The Mothers
by Brit Bennett, Riverhead Books, 2016, ISBN 9-780-39918-451-2, 278pp
I finished last week “The Mothers” by Brit Bennett. I had heard Brit Bennett talking on a podcast some weeks ago. “The Mothers” is her first novel and I was impressed by the way she described it on the podcast and, although it didn’t seem the sort of novel I would usually choose, when I saw it in the Potts Point Bookshop in Macleay Street I decided to snap it up.
I remembered being impressed with how Bennett interviewed in the podcast and, after I had read “The Mothers” I found her 2014 essay “I Don't Know What to Do With Good White People” published on Jezebel. This essay depends upon its American context but confirms my view that this woman is a good writer and that we should look forward to her next novel.
Perhaps not surprisingly, if you read the essay first, “The Mothers” is set in a contemporary black community in Southern California. It is a novel that is primarily about love. We all have our own preconceptions and experiences about what love is and what it should be like. We apply these prejudices and experiences to the actions of the characters we see in books and movies. As an independent observer it is easy to judge because we are outside the context. The context of this book is the community itself and its prejudices and expectations and the way those prejudices and expectations drive people’s actions. It is also about determination, and perhaps ambition. At the centre of the novel is a secret that, like any secret, is known by only a few but eventually becomes known by all. The book’s opening sentence says “we didn’t believe when we first heard because you know church folk can gossip.” After that the story proceeds with some pace.
It describes the experiences of Nadia Turner who falls pregnant to Luke Sheppard. Luke is the son of the local pastor; for his family a pregnancy is a disaster. Nadia befriends the conformist Aubrey Evans. Luke is the link between the two girls as the story unfolds.
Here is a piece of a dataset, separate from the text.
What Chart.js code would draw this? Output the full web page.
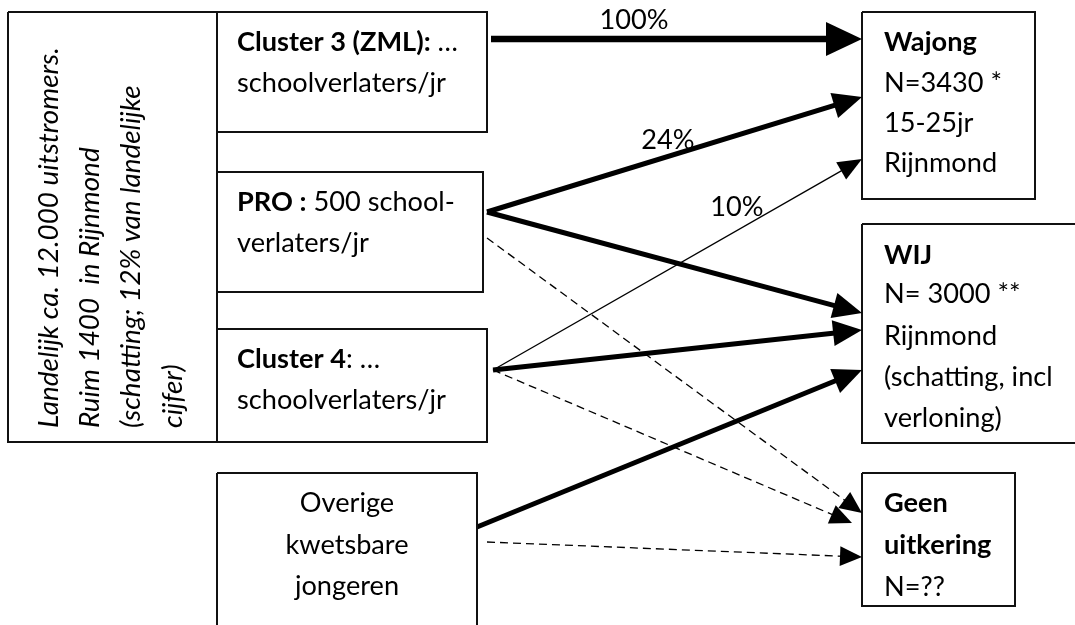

Nadia attempts to escape the shackles of her hometown and follow her ambition to read for the bar. While she succeeds in this a family tragedy forces her back to her community with a devastating effect on Aubrey and Luke. This is a love triangle that cannot be easily unpicked, if at all. While it is set in the present, I found that I was drawn into believing that its events must have happened in the past. Perhaps this is because Bennett paints a picture of a suffocatingly self-righteous community that could only have existed in the past, even though you know it is happening today.
Bennett’s characters are very well drawn; they are complex and real. The layers of complexity unfold and it’s this complexity that drives the plot. In spite of this, or perhaps because of it, the book is an easy read. It leaves its reader, as any good book should leave its reader, wondering about what happened next. Bennett is 25. She clearly has a long career ahead of her and we can look for some rewarding novels from her pen.